Pack compression cubes in earth tones to keep your capsule organized. Roll your leggings and tops to prevent creasing. Stuff socks and sports bras inside your sneakers to save space. Wear your bulkiest items (sneakers, jacket) on the plane to maximize luggage room.
The best travel wardrobe is the one you don’t have to think about. Earth tones eliminate decisions so you can focus on the trip, not the outfit.
Your Next Move
Building an earth tone activewear wardrobe that works after 40 comes down to this: invest in quality foundation pieces that coordinate effortlessly, fit your body now (not five years ago), and transition beyond the gym. You’re not chasing trends. You’re building a system that serves your actual life.

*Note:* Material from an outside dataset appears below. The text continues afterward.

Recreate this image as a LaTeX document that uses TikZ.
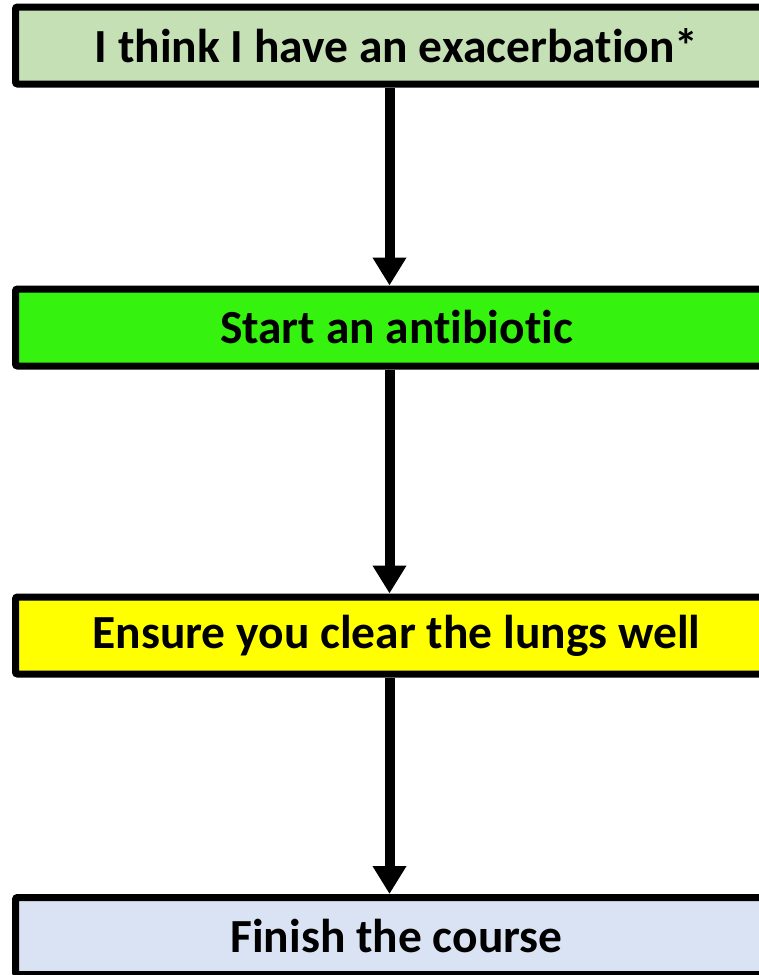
\documentclass[tikz,border=0pt]{standalone}
\usepackage{fontspec}
\setmainfont[Ligatures={NoCommon}]{Carlito}
\usetikzlibrary{arrows.meta}
\definecolor{boxA}{HTML}{C5E0B4}
\definecolor{boxB}{HTML}{35F20F}
\definecolor{boxC}{HTML}{FFFF00}
\definecolor{boxD}{HTML}{DAE3F3}
\tikzset{
  flowbox/.style={draw=black, line width=7pt, rounded corners=2pt,
    minimum width=762pt, minimum height=77pt, inner sep=0pt,
    font=\fontsize{47.5}{55}\selectfont\bfseries, text=black},
  flowarrow/.style={draw=black, line width=10pt,
    -{Triangle[width=32pt,length=28pt]}}
}
\begin{document}
\begin{tikzpicture}[x=1pt,y=-1pt]
\useasboundingbox (0,0) rectangle (759,975);
\clip (0,0) rectangle (759,975);
\node[flowbox, fill=boxA] (a) at (396.5,45.5) {I think I have an exacerbation*};
\node[flowbox, fill=boxB] (b) at (396.5,327.5) {Start an antibiotic};
\node[flowbox, fill=boxC] (c) at (396.5,635.5) {Ensure you clear the lungs well};
\node[flowbox, fill=boxD] (d) at (396.5,936) {Finish the course};
\draw[flowarrow] ([xshift=-7pt]a.south) -- ([xshift=-7pt]b.north);
\draw[flowarrow] ([xshift=-7pt]b.south) -- ([xshift=-7pt]c.north);
\draw[flowarrow] ([xshift=-7pt]c.south) -- ([xshift=-7pt]d.north);
\end{tikzpicture}
\end{document}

Start with one matching athleisure set in your most versatile neutral. For most women, that’s olive, chocolate brown, or sage. Wear it for a week. Notice how much easier mornings feel when you’re not mixing and matching. Notice how confident you feel in coordinated pieces that fit properly. That’s your baseline.
From there, add one piece at a time. A second pair of high-waisted leggings in a complementary earth tone. A versatile tank that works with both sets. A lightweight jacket for layering. Build slowly and intentionally. Quality over quantity wins every time, especially when you’re investing in pieces you’ll wear 2-3 times per week for years.
The women who nail earth tone activewear after 40 aren’t following every trend. They’re choosing pieces that flatter their current body, coordinate without effort, and work for their real schedule (not an imaginary one where they work out twice daily). They’re dressing for the life they have, and they look effortlessly polished doing it.
Your action step today: audit your current activewear. Pull out pieces that don’t fit, don’t flatter, or haven’t been worn in six months. Donate them. Then identify the one earth tone piece you need most. High-waisted leggings? A supportive sports bra? A matching set? Buy that one piece in quality fabric from a brand known for lasting construction. Wear it until you understand why earth tones work. Then build from there.